Every gateway is a door, and every door has a lock that can fail.

Remote Entry Points into CAN Networks

CAN itself is not a remote-network protocol, but most CAN systems have at least one externally reachable interface, such as a bridge, router, or gateway between segments, a diagnostic port, a remote-service link, a wireless maintenance interface, or an asset-management connection. This page explains how those interfaces become CAN attack vectors and what to do about it.

How Remote Attacks Reach CAN

Remote attacks reach CAN by compromising a bridge, router, gateway, or other device that connects an external network or another CAN segment to the bus. Once that connection point is under attacker control, the attacker transmits arbitrary CAN frames as if physically attached. Examples for such devices include:

Out of scope: external-interface protection

This reference covers CAN-specific security. The protection mechanisms that secure cellular, Wi-Fi, Ethernet, or any other external interface in front of a bridge, router, or gateway are general industrial and IT cybersecurity practice; they are not specific to CAN. Existing standards cover them well: IEC 62443-3-3 (zone-and-conduit), NIST SP 800-82 (OT firewalling), and ISO/IEC 27001. Manufacturers must apply current best-practice protection to every bridge, router, and gateway that fronts a CAN bus: TLS, mutual authentication, certificate management, secure update, network segmentation, and vulnerability management. The sections that follow describe what becomes a CAN attack vector once an attacker has reached one of those external surfaces. IEC 62443-3-3 NIST SP 800-82 ISO/IEC 27001

Reducing Remote Attack Surface

CRA Article 13 and IEC 62443 SR 7.6 push for minimizing and hardening these interfaces, so the most cost-effective control is reducing their number; every removed interface is a vector that no longer needs hardening. For interfaces that must remain, enforce TLS or TLS-PSK, segment networks, and limit which CAN IDs can cross any bridge, router, or gateway. Every such device must be designed under the assumption that it is the security perimeter;
see Secure Gateways for the implementation.

Note: the EmSA-WP-101 Security Justification for classical CAN explicitly warns that service technicians and operators may add remote-access devices post-deployment, so the threat model must include unauthorized additions, not just the manufacturer's intended interfaces.

Frequently Asked Questions

Are diagnostic ports a CAN attack vector?

Yes. Diagnostic and service connectors typically expose direct physical access to one or more CAN segments.

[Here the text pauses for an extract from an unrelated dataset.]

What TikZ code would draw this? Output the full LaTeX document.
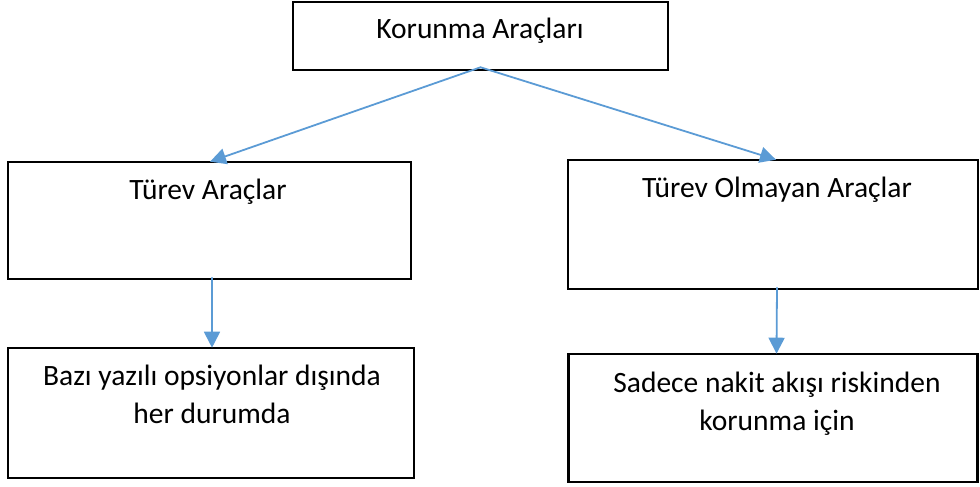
\documentclass[tikz,border=0pt]{standalone}
\usepackage{fontspec}
\setmainfont{Carlito}
\usetikzlibrary{arrows.meta}
\definecolor{linkblue}{RGB}{91,155,213}
\begin{document}
\begin{tikzpicture}[x=1pt,y=-1pt,
  box/.style={draw=black,line width=2.6pt,rectangle,inner sep=0pt},
  lbl/.style={inner sep=0pt,anchor=base,font=\fontsize{29.5}{38}\selectfont,align=center},
  link/.style={draw=linkblue,line width=1.8pt,line cap=round,-{Triangle[length=16pt,width=16pt]}}]
\useasboundingbox (0,0) rectangle (980,487);
% boxes
\node[box,minimum width=375pt,minimum height=68pt] (top) at (480.5,36) {};
\node[box,minimum width=403pt,minimum height=117pt] (der) at (209.5,220.5) {};
\node[box,minimum width=410pt,minimum height=129pt] (nonder) at (773,224.5) {};
\node[box,minimum width=406pt,minimum height=130pt] (derx) at (211,413) {};
\node[box,minimum width=409pt,minimum height=128pt] (nonderx) at (773,418) {};
% texts
\node[lbl] (ttop) at (480,39) {Korunma Araçları};
\node[lbl] (tder) at (208,199) {Türev Araçlar};
\node[lbl] (tnonder) at (777,197) {Türev Olmayan Araçlar};
\node[lbl] (tderx) at (212,423) {Bazı yazılı opsiyonlar dışında\\her durumda};
\node[lbl] (tnonderx) at (777,430) {Sadece nakit akışı riskinden\\korunma için};
% connectors
\coordinate (fork) at ([yshift=4pt]top.south);
\draw[link] (fork) -- ([xshift=0.5pt,yshift=-1pt]der.north);
\draw[link] (fork) -- ([xshift=3pt,yshift=-1pt]nonder.north);
\draw[link] ([xshift=2.5pt,yshift=2.5pt]der.south) -- ([xshift=1pt,yshift=-1pt]derx.north);
\draw[link] ([xshift=4pt,yshift=2.5pt]nonder.south) -- ([xshift=3.5pt,yshift=-1pt]nonderx.north);
\end{tikzpicture}
\end{document}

Aftermarket dongles and maintenance tools attached to these ports are a common attack surface; many ship with weak authentication or unpatched firmware.

Why are post-deployment add-ons a security concern?

Service technicians and operators often add devices the manufacturer did not anticipate, such as remote-monitoring dongles, data loggers, and third-party control modules. These extend the attack surface in ways that are not in the original threat model. The EmSA-WP-101 Security Justification for classical CAN explicitly calls out this risk; the threat model must include unauthorized post-deployment additions.